Washington, Nov 1 (IANS) Several Indian institutions have expressed interest in a newly-launched University of South Florida’s fully online Master of Science in Management Information Systems degree programme, the Tampa Florida-based university said.
The degree for the programme focusing on advanced analytic technologies, business intelligence, and big data is being offered through a partnership between USF’s College of Business and University College.
“Companies would prefer hiring students from our master’s programme focusing on business intelligence because of the coverage this programme offers to students to pick up skills that are highly in demand today,” said Kaushal Chari, chair of USF’s Information Systems Decision Sciences Department.
“Based on our track record, we are confident we will be able to place graduates of this online programme in top companies worldwide.”
During his recent visit to India in mid-October, Roger Brindley, associate vice president of USF’s Global Academic programmes, discussed the details of the programme with administrators from several leading Indian institutions and businesses in Delhi, Maharashtra, Gujarat and Karnataka, the university said.
The notion of Indian students gaining access to a world-class, accredited and professionally delivered programme from a top ranked US university without having to leave their home town was of great interest to these educational and business leaders, it said.
“We have many international students from India enrolled in our on-campus MS/MIS programme.

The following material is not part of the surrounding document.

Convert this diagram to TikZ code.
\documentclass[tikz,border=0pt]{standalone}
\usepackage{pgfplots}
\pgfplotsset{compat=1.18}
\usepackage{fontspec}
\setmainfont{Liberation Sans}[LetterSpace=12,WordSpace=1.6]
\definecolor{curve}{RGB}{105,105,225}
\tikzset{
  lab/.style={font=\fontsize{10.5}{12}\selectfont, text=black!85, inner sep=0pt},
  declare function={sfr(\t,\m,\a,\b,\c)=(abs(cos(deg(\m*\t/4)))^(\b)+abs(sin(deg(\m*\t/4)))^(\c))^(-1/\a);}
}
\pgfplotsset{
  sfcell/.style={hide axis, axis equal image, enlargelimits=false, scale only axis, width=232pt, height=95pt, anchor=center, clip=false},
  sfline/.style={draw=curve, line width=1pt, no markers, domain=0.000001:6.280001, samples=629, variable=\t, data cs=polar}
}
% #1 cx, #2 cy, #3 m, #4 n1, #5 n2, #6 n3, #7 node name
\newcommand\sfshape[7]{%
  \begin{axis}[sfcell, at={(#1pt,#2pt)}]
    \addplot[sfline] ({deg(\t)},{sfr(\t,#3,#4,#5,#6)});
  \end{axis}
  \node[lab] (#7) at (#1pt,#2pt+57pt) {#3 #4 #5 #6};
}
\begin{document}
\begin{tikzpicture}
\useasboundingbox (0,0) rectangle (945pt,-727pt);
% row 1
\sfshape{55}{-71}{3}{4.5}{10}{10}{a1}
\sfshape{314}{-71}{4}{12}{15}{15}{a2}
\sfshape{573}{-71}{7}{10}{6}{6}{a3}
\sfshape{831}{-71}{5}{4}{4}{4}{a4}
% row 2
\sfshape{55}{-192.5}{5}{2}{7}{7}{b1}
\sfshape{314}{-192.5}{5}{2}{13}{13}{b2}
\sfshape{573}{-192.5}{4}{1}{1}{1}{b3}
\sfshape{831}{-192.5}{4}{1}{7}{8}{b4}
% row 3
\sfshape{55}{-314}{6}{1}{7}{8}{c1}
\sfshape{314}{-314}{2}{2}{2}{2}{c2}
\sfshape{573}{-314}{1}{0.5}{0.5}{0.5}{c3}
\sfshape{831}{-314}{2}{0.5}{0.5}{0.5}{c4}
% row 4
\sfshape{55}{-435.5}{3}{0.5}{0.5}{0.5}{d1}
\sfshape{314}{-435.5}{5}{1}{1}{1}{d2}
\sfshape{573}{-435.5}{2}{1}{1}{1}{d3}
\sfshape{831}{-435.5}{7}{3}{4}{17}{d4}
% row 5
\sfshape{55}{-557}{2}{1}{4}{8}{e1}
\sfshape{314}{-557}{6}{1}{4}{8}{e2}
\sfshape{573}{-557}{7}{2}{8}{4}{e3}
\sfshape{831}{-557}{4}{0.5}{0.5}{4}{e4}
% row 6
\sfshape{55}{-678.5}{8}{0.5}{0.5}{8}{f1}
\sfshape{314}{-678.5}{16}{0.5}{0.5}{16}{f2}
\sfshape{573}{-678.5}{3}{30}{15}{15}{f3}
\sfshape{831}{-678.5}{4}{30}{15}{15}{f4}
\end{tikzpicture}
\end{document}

The online MS/MIS programme provides a cost-effective and flexible alternative to earn this great USF degree for Indian students,” said Moez Limayem, dean of the USF College of Business.

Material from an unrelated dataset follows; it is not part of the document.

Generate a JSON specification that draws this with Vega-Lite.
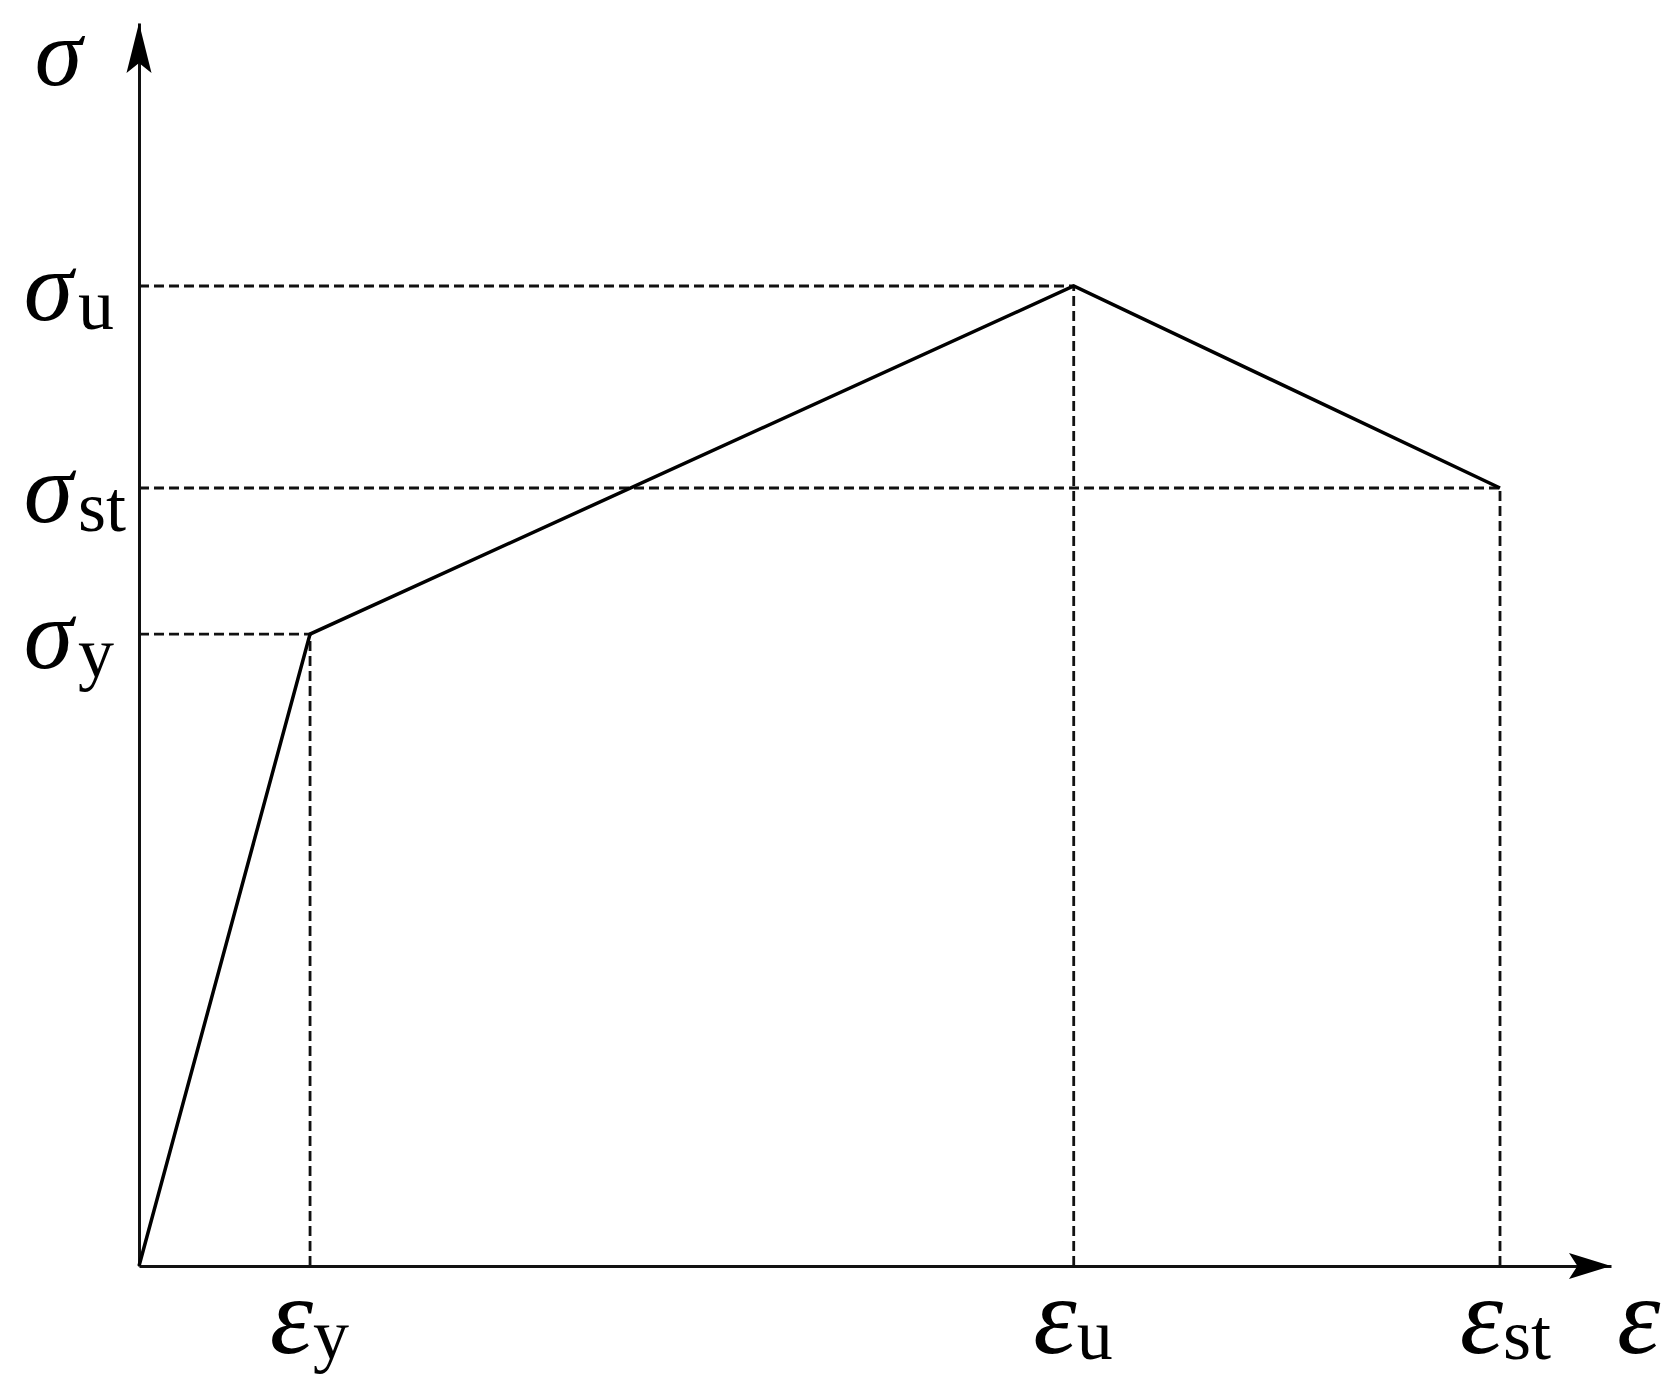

The classes, which begin March 2013, will be taught by USF’s award-winning faculty from the Information Systems Decision Sciences Department at the College of Business. The deadline to apply is Jan 31. Applications can be found at http://uc.usf.edu/mis/
“There is demand for students who know what the field is, who know what the techniques are, and essentially can think about the entire spectrum, who are not just very narrow in one field and don’t know the context in which this tool can be used,” said Associate Professor Balaji Padmanabhan. “I think that’s what our programme offers students from all over the world.”